Institutional functional review - St Helena Fisheries Corporation

Crick has recently completed a functional review of the St Helena Fisheries Corporation (SHFC) – examining how this institution has performed in facilitating the operation of the island’s fishing sector, and what changes it needs to make, if any, to meet the challenges of increased economic activity on the island once the new airport goes into operation

The SHFC was established as part of the project that Crick worked on during his first posting to this very remote south Atlantic island back in 1978 – as the market economist, and some-time tuna fisherman, on the project.  Given the very small size of the island population (4,000) there is no effective market mechanism for setting prices, plus the government effectively sets wage levels, as the largest employer on the island.  In the absence of market mechanisms, the SHFC is there to facilitate the adequate supply of fish to the island, to ensure that fishermen get paid enough for their efforts to allow them to continue to invest in the sector, and to enable the holding over of surplus production for distribution to the island market in times of scarcity, or otherwise for export. 

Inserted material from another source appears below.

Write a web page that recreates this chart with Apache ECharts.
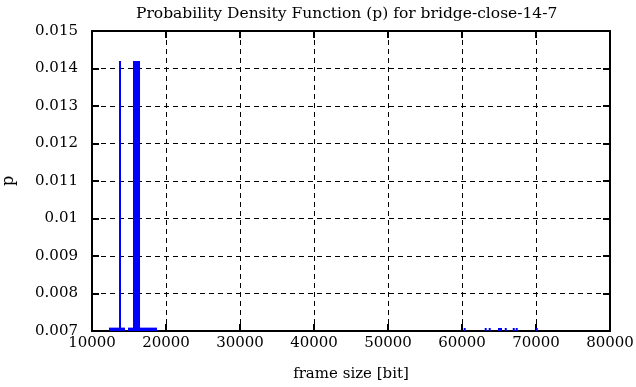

Make no bones about it – this is a tightly managed economy.  But as part of the development strategy for the island renewed efforts are being made to make the island economy more self-sufficient, spurred on in part by the development of the island’s first airport.  More is being done to stimulate private investment, and to move to a more open economy.  From a fishery sector perspective, SHFC sits in middle of these developments – acting as a go-between linking fishermen and the main island processor / exporter, being the main investor in a new venture fishing tuna on offshore seamounts, and promoting local consumption and high value exports.  2013 yielded the lowest landings on record, at a little over 100t of tuna – a combination of unfavourable oceanic conditions and the reality that many fishermen were lured away from the sea by more secure and better paying work onshore.  This year things are looking distinctly up – the new boat MFV Extractor is bringing in fish from the seamounts, another new entrant, MFV Argonaut, is bringing in big fish from just beyond the inshore waters, and at least two other local vessels are being re-rigged to fish further offshore.  And in the background SHFC is doing its bit to keep things running smoothly.